A new test has been developed to check for contamination of shallow groundwater from modern gas extraction techniques, such as hydraulic fracturing, commonly known as fracking.
That can be good or bad. In 2016, we can detect almost anything, which has been a boon for environmental lawyers but does a real disservice to the public, who are confused about the detection of a hazardous chemical versus their actual risk. The International Agency for Research on Cancer (IARC), for example, has declared red meat as hazardous as plutonium and cigarette smoking, but of course the actual risk to humans is in the noise range compared to a vegetarian diet. Natural gas has caused greenhouse gas emissions to plummet and environmental groups have been searching for a way to implicate hydraulic fracturing as harmful and the way to do it is using a similar hazard, without discussing risk.
There have been allegations about ground water, but so far they have been unfounded. Methane is natural and that is in some water sources and some activists have faked results for dramatic effect.
Still, scholars say a test is needed and have developed a new way to "fingerprint" methane gas by identifying tiny traces of inactive natural gases, known as noble gases. These fingerprints vary depending on the origin and depth of the methane, and enable scientists to pinpoint its source. The researchers, from the Universities of Edinburgh and Glasgow and the Scottish Universities Environmental Research Centre, have recorded these fingerprints in a number of exploratory shale gas and coal bed methane wells from around the UK.
The fingerprint analysis can be used to determine the origin of methane at exploration sites.
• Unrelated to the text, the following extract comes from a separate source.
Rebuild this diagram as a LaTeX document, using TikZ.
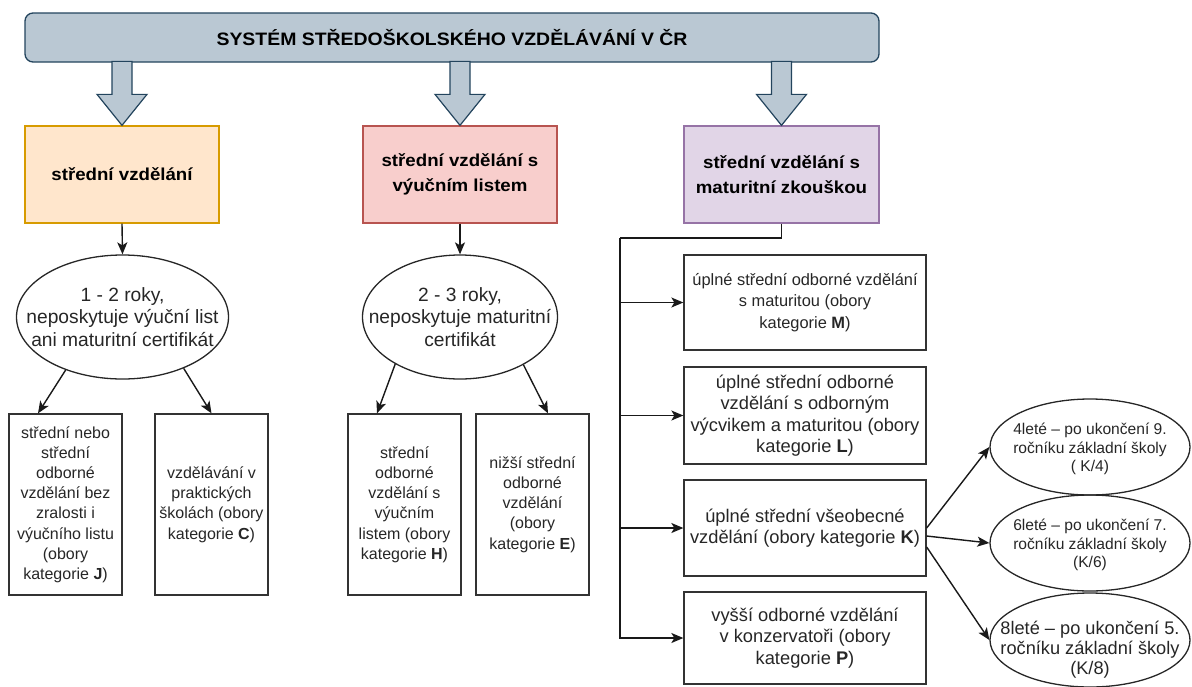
\documentclass[tikz,border=0pt]{standalone}
\usepackage{fontspec}
\setmainfont{Liberation Sans}
\newfontfamily\widesans[FakeStretch=1.08]{Liberation Sans}
\usetikzlibrary{shapes.geometric,arrows.meta}
\definecolor{tfill}{HTML}{BAC8D3}
\definecolor{tdraw}{HTML}{23445D}
\definecolor{ofill}{HTML}{FFE6CC}
\definecolor{odraw}{HTML}{D79B00}
\definecolor{rfill}{HTML}{F8CECC}
\definecolor{rdraw}{HTML}{B85450}
\definecolor{pfill}{HTML}{E1D5E7}
\definecolor{pdraw}{HTML}{9673A6}
\begin{document}
\begin{tikzpicture}[x=1pt,y=-1pt,
  titlebox/.style={draw=tdraw, fill=tfill, line width=1.3pt, rounded corners=8pt, inner sep=0pt,
    font=\widesans\bfseries\fontsize{18}{20}\selectfont},
  hdr/.style={rectangle, line width=1.3pt, inner sep=0pt, align=center,
    font=\widesans\bfseries\fontsize{17.3}{25}\selectfont},
  box/.style={draw=black!80, rectangle, line width=1.3pt, inner sep=0pt, align=center, text=black!85,
    font=\fontsize{16}{20.2}\selectfont},
  wbox/.style={box, font=\fontsize{18.3}{21.5}\selectfont},
  oval/.style={draw=black!85, ellipse, line width=1.3pt, inner sep=0pt},
  lbl/.style={align=center, inner sep=0pt, text=black!85, font=\fontsize{19.2}{22.5}\selectfont},
  slbl/.style={align=center, inner sep=0pt, text=black!85, font=\fontsize{15.6}{18.5}\selectfont},
  conn/.style={-{Stealth[length=12pt,width=10pt,inset=3pt]}, line width=1.4pt, draw=black!90},
  plain/.style={line width=1.4pt, draw=black!90},
  blockarrow/.style={draw=tdraw, fill=tfill, line width=1.2pt, line join=miter}
]
\useasboundingbox (0,0) rectangle (1192,686);

% title
\node[titlebox, minimum width=854, minimum height=49] (T) at (452,37.5) {SYSTÉM STŘEDOŠKOLSKÉHO VZDĚLÁVÁNÍ V ČR};

% header boxes
\node[hdr, draw=odraw, fill=ofill, minimum width=194, minimum height=97] (B1) at (122,174.5) {střední vzdělání};
\node[hdr, draw=rdraw, fill=rfill, minimum width=194, minimum height=97] (B2) at (460,174.5) {střední vzdělání s\\výučním listem};
\node[hdr, draw=pdraw, fill=pfill, minimum width=195, minimum height=97] (B3) at (781.5,174.5) {střední vzdělání s\\maturitní zkouškou};

% block arrows
\foreach \b in {B1,B2,B3}{
  \draw[blockarrow] (\b.north) -- ++(25,-31) -- ++(-15,0) -- ++(0,-33) -- ++(-20,0) -- ++(0,33) -- ++(-15,0) -- cycle;
}

% ellipses
\node[oval, minimum width=212, minimum height=124,
  label={[lbl]center:1 - 2 roky,\\neposkytuje výuční list\\ani maturitní certifikát}] (E1) at (122.5,317) {};
\node[oval, minimum width=195, minimum height=124,
  label={[lbl]center:2 - 3 roky,\\neposkytuje maturitní\\certifikát}] (E2) at (460,317) {};

% lower left boxes
\node[box, minimum width=113, minimum height=181] (J) at (65.5,504.5) {střední nebo\\střední\\odborné\\vzdělání bez\\zralosti i\\výučního listu\\(obory\\kategorie \textbf{J})};
\node[box, minimum width=113, minimum height=181] (C) at (211.5,504.5) {vzdělávání v\\praktických\\školách (obory\\kategorie \textbf{C})};
\node[box, minimum width=113, minimum height=181] (H) at (404.5,504.5) {střední\\odborné\\vzdělání s\\výučním\\listem (obory\\kategorie \textbf{H})};
\node[box, minimum width=113, minimum height=181] (E) at (532.5,504.5) {nižší střední\\odborné\\vzdělání\\(obory\\kategorie \textbf{E})};

% right boxes
\node[box, font=\fontsize{16.4}{21.5}\selectfont, minimum width=242, minimum height=95] (M) at (805,302.5) {úplné střední odborné vzdělání\\s maturitou (obory\\kategorie \textbf{M})};
\node[wbox, minimum width=242, minimum height=97] (L) at (805,415.5) {úplné střední odborné\\vzdělání s odborným\\výcvikem a maturitou (obory\\kategorie \textbf{L})};
\node[wbox, minimum width=242, minimum height=96] (K) at (805,528) {úplné střední všeobecné\\vzdělání (obory kategorie \textbf{K})};
\node[wbox, minimum width=242, minimum height=92] (P) at (805,638) {vyšší odborné vzdělání\\v konzervatoři (obory\\kategorie \textbf{P})};

% right ellipses
\node[oval, minimum width=200, minimum height=96,
  label={[slbl, yshift=-2pt]center:4leté – po ukončení 9.\\ročníku základní školy\\( K/4)}] (K4) at (1090,447) {};
\node[oval, minimum width=200, minimum height=96,
  label={[slbl, yshift=-2pt]center:6leté – po ukončení 7.\\ročníku základní školy\\(K/6)}] (K6) at (1090,543) {};
\node[oval, minimum width=200, minimum height=94,
  label={[slbl, yshift=-10pt, font=\fontsize{18.2}{20}\selectfont]center:8leté – po ukončení 5.\\ročníku základní školy\\(K/8)}] (K8) at (1090,640) {};

% connectors
\draw[conn] (B1.south) -- (E1.north);
\draw[conn] (B2.south) -- (E2.north);
\draw[conn] (E1.223) -- ([xshift=-27.5pt]J.north);
\draw[conn] (E1.320) -- (C.north);
\draw[conn] (E2.216) -- ([xshift=-27.5pt]H.north);
\draw[conn] (E2.323) -- ([xshift=15.5pt]E.north);

\coordinate (tr) at (620,238);
\draw[plain] (B3.south) |- (tr);
\draw[conn] (tr) |- (M.west);
\draw[conn] (tr) |- (L.west);
\draw[conn] (tr) |- (K.west);
\draw[conn] (tr) |- (P.west);

\draw[conn] (K.east) -- (K4.west);
\draw[conn] ([yshift=-8pt]K.east) -- (K6.west);
\draw[conn] ([yshift=-19pt]K.east) -- (K8.west);
\end{tikzpicture}
\end{document}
If levels of methane in groundwater are found to have changed following exploration activity, and the gas is traced to exploration or extraction activity, appropriate action can be taken. Scientists developed the test by adapting a technique used for monitoring potential leaks of carbon dioxide gas from storage sites deep underground.
Dr Stuart Gilfillan, of the University of Edinburgh's School of GeoSciences, who led the project, said: "Creating this fingerprint test will enable gas exploration and extraction to be carried out responsibly and should help address public concerns over this technology. It is important that careful monitoring of methane levels in nearby waters is carried out when commercial extraction begins."